Results from the tricuspid regurgitation analysis
- Worsening tricuspid regurgitation was more common following SAVR (26.8 percent) compared with TAVR (17.0 percent) (P < .001).
- On multivariate analysis, TAVR (OR = 0.50; 95% CI, 0.34-0.75) and male sex (OR = 0.34, CI 0.33-0.77) were less likely to be associated with worsened tricuspid regurgitation
- Worsened tricuspid regurgitation conferred an increased risk of cardiac death on Kaplan-Meier analysis (P < .001) and on multivariate analysis, even when adjusting for clinical risk, RV systolic pressure and mitral regurgitation.
Putting the findings in context
“We found that both deterioration in right ventricular function and worsening tricuspid regurgitation are more common among patients undergoing SAVR compared with TAVR, and that each of these effects conferred significantly greater mortality risk across the entire cohort,” notes Dr. Cremer. “While tricuspid regurgitation and RV dysfunction were predictors of long-term survival, SAVR per se was not. It’s important to note that without postoperative tricuspid regurgitation or RV dysfunction, there was no difference in survival between the two methods of AVR.”
Hints of how practice might be shaped
Dr. Cremer says the most important message for clinicians is the need to pay close attention to RV function and tricuspid regurgitation after patients undergo either method of AVR, given these findings’ prognostic implications.
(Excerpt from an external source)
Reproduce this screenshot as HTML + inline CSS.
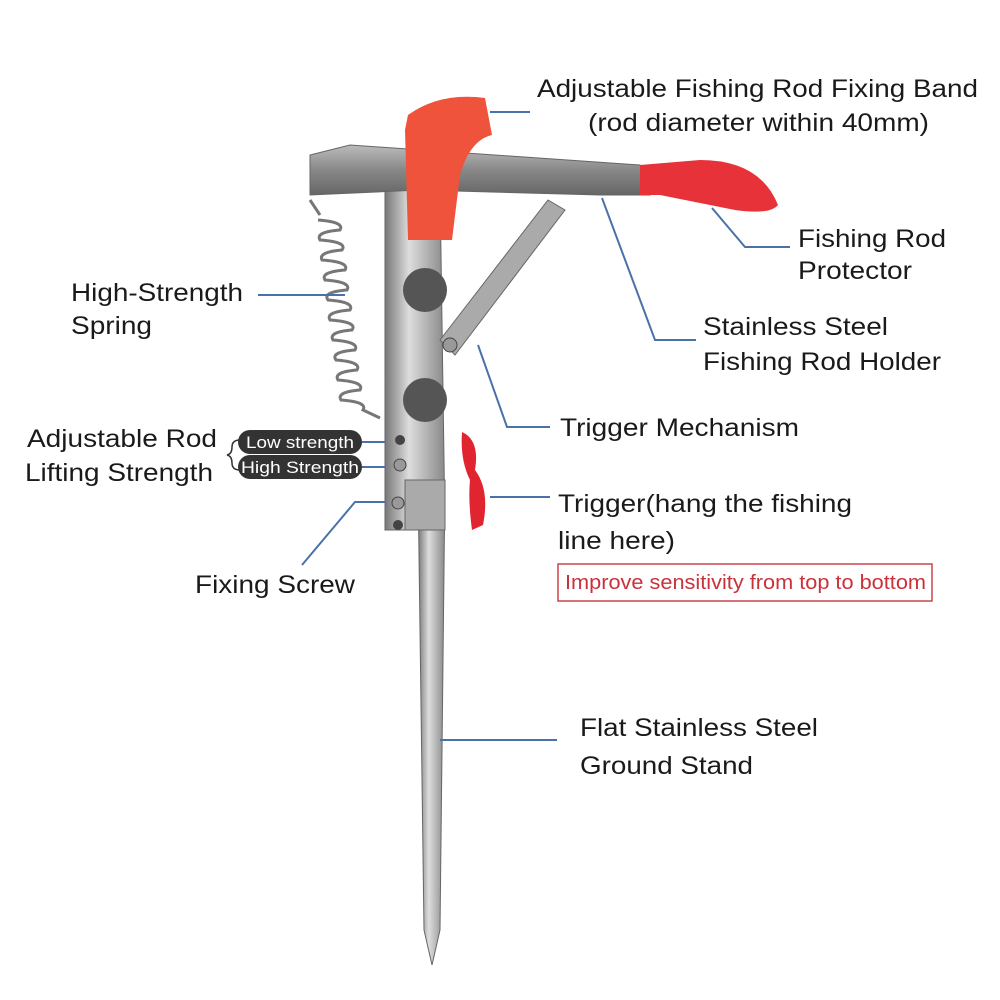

He also calls attention to the emergence of what he terms a “dose response” in these analyses. “We found that patients who initially have normal RV function and no significant tricuspid regurgitation but who develop at least moderate RV dysfunction or tricuspid regurgitation have the worst outcomes,” he says.
“In the future,” Dr. Cremer adds, “given that overall outcomes are similar with TAVR and SAVR in these intermediate-risk patients, these analyses may help further refine which patients should undergo TAVR and which should have SAVR.” He notes, for example, that TAVR may be preferable in certain women, as women are more likely to develop worsening tricuspid regurgitation. In contrast, SAVR may be preferable in specific patients with moderate tricuspid regurgitation at baseline, since they are more likely to develop RV dysfunction and thus concomitant tricuspid valve repair might be possible.
“But I wouldn’t change practice just yet,” he says, adding that further study is needed.